Friday, November 27, 2009

Watch out for the language register of your English!

Except perhaps for readers of my column in The Manila Times way back when it started in 2002, not many people know that I had made it my self-imposed task to make Filipinos aware that if their English was bad, it was largely because of our society’s fervid addiction to legalese or jargon as its default English. My early columns therefore trained their guns on legalese and its kindred English varieties—corporatese, bureaucratese, academese, researchese—and advocated plain and simple English instead. I would then take a dig at how many of us write like two-bit lawyers or use big, fat words in the false belief that they will impress our readers or listeners and make them better disposed to what we are telling them.

One of my earliest pieces on this theme was a playful, satiric essay entitled “The Great Gobbledygook-Generating Machine,” which later drew a resonant response from a fellow communicator in the United Kingdom. This was followed by some shoptalk between us about corporate jargon and other forms of obfuscation. I am posting in the Forum my account of that exchange of views simply as a reminder that aside from good grammar and usage, we need a keen awareness of the language register or tenor of our English to communicate effectively with it.

Shoptalk on jargon and gobbledygook

An essay that I wrote for my column in The Manila Times away back in 2002, “The Great Gobbledygook-Generating Machine, was featured in January 2006 by Vocabula.com, a well-regarded English-usage web magazine based in Massachusetts. That essay, which later became Chapter 12 of my book, English Plain and Simple: No-Nonsense Ways to Learn Today’s Global Language, takes a playful dig at a little electronic device on the Internet that can churn out around 40,000 insights on how to run companies in grammar-perfect but nonsensical English. Click this link to read that essay in the Bookshop section of Jose Carillo’s English Forum.

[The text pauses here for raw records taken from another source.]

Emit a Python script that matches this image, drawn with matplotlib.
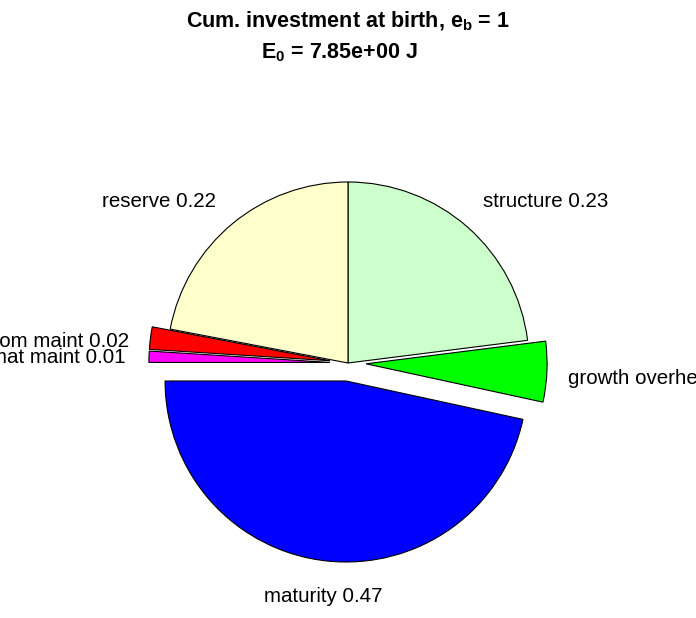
import matplotlib
matplotlib.use("Agg")
import matplotlib.pyplot as plt

plt.rcParams["font.family"] = ["Liberation Sans", "DejaVu Sans"]
plt.rcParams["mathtext.fontset"] = "custom"
plt.rcParams["mathtext.rm"] = "Liberation Sans"
plt.rcParams["mathtext.bf"] = "Liberation Sans:bold"

# data: fractions of cumulative investment at birth
names = ["structure", "growth overhead", "maturity", "mat maint", "som maint", "reserve"]
fractions = [0.23, 0.054, 0.466, 0.01, 0.02, 0.22]
colors = ["#CCFFCC", "#00FF00", "#0000FF", "#FF00FF", "#FF0000", "#FFFFCC"]
explode = [0, 0.1, 0.1, 0.1, 0.1, 0]
e_b = 1
E_0 = 7.85

labels = [f"{n} {v:.2f}" for n, v in zip(names, fractions)]

# label placement (radius units) and alignment, mimicking the Octave layout
label_pos = [(0.746, 0.89), (1.215, -0.083), (-0.138, -1.29),
             (-1.227, 0.028), (-1.21, 0.12), (-0.729, 0.895)]
label_ha = ["left", "left", "center", "right", "right", "right"]

fig = plt.figure(figsize=(6.96, 6.18), dpi=100)
ax = fig.add_axes([0, 0, 1, 1])

wedges, texts = ax.pie(fractions, labels=labels, colors=colors, explode=explode,
                       startangle=90, counterclock=False, radius=1,
                       wedgeprops=dict(edgecolor="black", linewidth=0.8),
                       textprops=dict(fontsize=14.8))
for t, p, ha in zip(texts, label_pos, label_ha):
    t.set_position(p)
    t.set_ha(ha)
    t.set_va("center")

ax.set_xlim(-348 / 181, 348 / 181)
ax.set_ylim(-255 / 181, 363 / 181)
ax.set_aspect("auto")
ax.axis("off")

fig.text(0.5, 1 - 27 / 618, rf"Cum. investment at birth, $\mathbf{{e_b}}$ = {e_b}",
         ha="center", va="baseline", fontsize=15.5, fontweight="bold")
fig.text(339 / 696, 1 - 58 / 618, rf"$\mathbf{{E_0}}$ = {E_0:.2e} J",
         ha="center", va="baseline", fontsize=15.5, fontweight="bold")

fig.savefig("out.png", dpi=100)
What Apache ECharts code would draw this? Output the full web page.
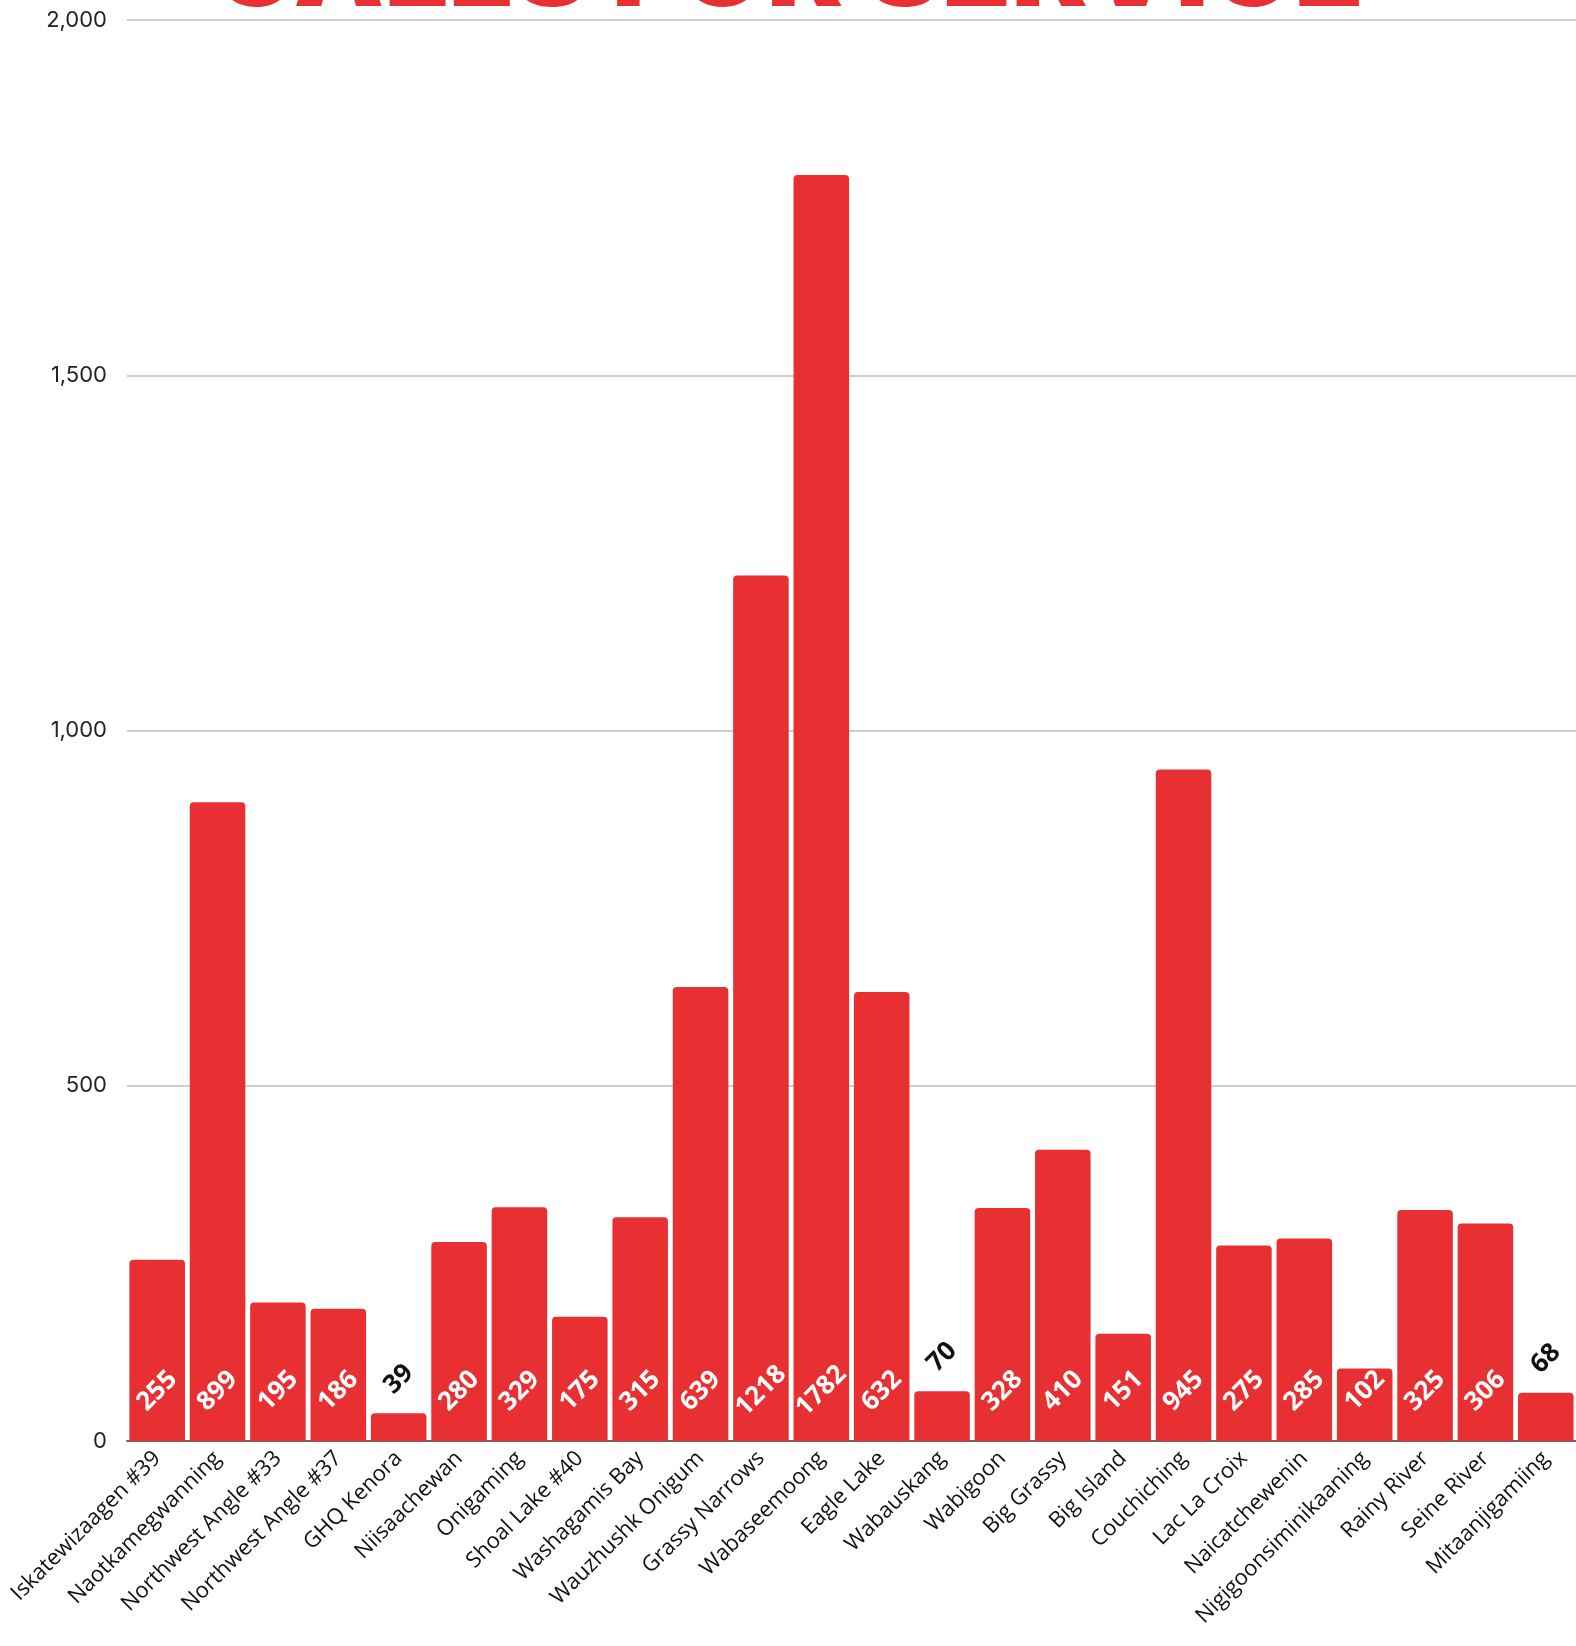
<!DOCTYPE html>
<html><head><meta charset="utf-8">
<script src="https://cdn.jsdelivr.net/npm/echarts@6/dist/echarts.min.js"></script>
<style>html,body{margin:0;padding:0;background:#fff}#c{width:1576px;height:1646px}</style>
</head><body><div id="c"></div>
<script>
const categories = ["Iskatewizaagen #39","Naotkamegwanning","Northwest Angle #33","Northwest Angle #37","GHQ Kenora","Niisaachewan","Onigaming","Shoal Lake #40","Washagamis Bay","Wauzhushk Onigum","Grassy Narrows","Wabaseemoong","Eagle Lake","Wabauskang","Wabigoon","Big Grassy","Big Island","Couchiching","Lac La Croix","Naicatchewenin","Nigigoonsiminikaaning","Rainy River","Seine River","Mitaanjigamiing"];
const calls = [255,899,195,186,39,280,329,175,315,639,1218,1782,632,70,328,410,151,945,275,285,102,325,306,68];
const yTicks = [0,500,1000,1500,2000];
const titleText = "CALLS FOR SERVICE";

const chart = echarts.init(document.getElementById('c'));
const data = calls.map(v => {
  const small = v < 100;
  return {
    value: v,
    label: small ? {position:'top', color:'#111', distance:34} : {position:'insideBottom', color:'#fff', distance:50}
  };
});
chart.setOption({
  backgroundColor:'#fff',
  animation:false,
  title:{text:titleText, left:'center', top:-90, textStyle:{fontFamily:'Inter', fontWeight:900, fontSize:114, color:'#e83033'}},
  grid:{left:127, right:0, top:20, bottom:205},
  xAxis:{type:'category', data:categories,
    axisLine:{lineStyle:{color:'#666', width:2}}, axisTick:{show:false},
    axisLabel:{rotate:45, interval:0, fontFamily:'Open Sans', fontSize:22, color:'#111', margin:14}},
  yAxis:{type:'value', min:0, max:2000, interval:500,
    axisLine:{show:false}, axisTick:{show:false},
    splitLine:{lineStyle:{color:'#bdbdbd', width:1.5}},
    axisLabel:{fontFamily:'Inter', fontSize:22, color:'#222', margin:20,
      formatter: v => yTicks.includes(v) ? v.toLocaleString('en-US') : ''}},
  series:[{type:'bar', data:data, barCategoryGap:'8%',
    itemStyle:{color:'#e83033', borderRadius:[4,4,0,0]},
    label:{show:true, rotate:45, align:'center', verticalAlign:'middle', fontFamily:'Open Sans', fontWeight:'bold', fontSize:26}}]
});
</script></body></html>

I was quietly happy just to see that little piece of mine still alive and relevant even after the passing of the years, but I was truly delighted when I received a very touching congratulatory e-mail for it from a fellow editor and writer in Wales in the United Kingdom. Jude Roland, who runs a professional writing service in Monmouthshire, wrote me a note so evocative about the travails of putting other people’s English writing into good shape that I have decided to share it with Times readers.

Here’s that e-mail:

Dear Jose,

I enjoyed your piece enormously. Much of what I laughingly call my “career” has been spent in trying to de-mystify the corporate jargon and obfuscation of other writers, who seem to feel more important and knowledgeable when they issue incomprehensible communications.

For more than three decades, I have advocated and encouraged clarity and directness. But those of us who care deeply about the potency of English now have to contend with something worse than commercial nincompoops [mishandling the language]. In the UK in particular, for at least five years in the 1980s, educational “experts” had been saying that it was “more important for children to express themselves in writing than to worry about spelling and grammar.” And oh, have the chickens come home to roost!

Add to this the universal overreliance on computer spell-checkers with their inherent idiocies, and you have a formidable problem. Neither you nor I, alas, will be able solve it!

But please do go on fighting the good fight and continue writing lively, cogent essays. Perhaps, when climate change finally destroys Earth, some remnants of humanity will remain, and in the long, slow climb back from the brink, their leaders may again learn to cherish and venerate “the word.”

Jude Roland

And here’s my rejoinder to that note:

Dear Jude,

I apologize for this much-delayed reply. I have been so frenetically busy during the past two weeks doing a very challenging substantive editing job for a major client that I could hardly find time to deal with my correspondence.

I’m glad to know that you are a kindred spirit pursuing a career demystifying corporate jargon and other forms of gobbledygook, but I beg to differ with you by saying that I rarely find my job a laughing matter. It’s always a deadly serious business to be welcomed with wide, open arms. I’m sure that many professionals—medical surgeons, dentists, and physical therapists in particular—feel the same way about their work even if few of them would dare to admit it. In fact, I’ll probably be ruing the day when people all over the world have finally learned how to write English on their own clearly, precisely, and without obfuscation. By then, I’ll really have no choice but to pull down my shingle for keeps.

In the meantime, Jude, you and I will just have to continue the good fight for plain and simple English—both as an honest livelihood and as a thankless personal advocacy. We should do it in much the same way that the magnificent peacemakers of this planet have been suing for lasting peace on earth for thousands of years now—assiduously, sometimes so stridently, but largely to no avail.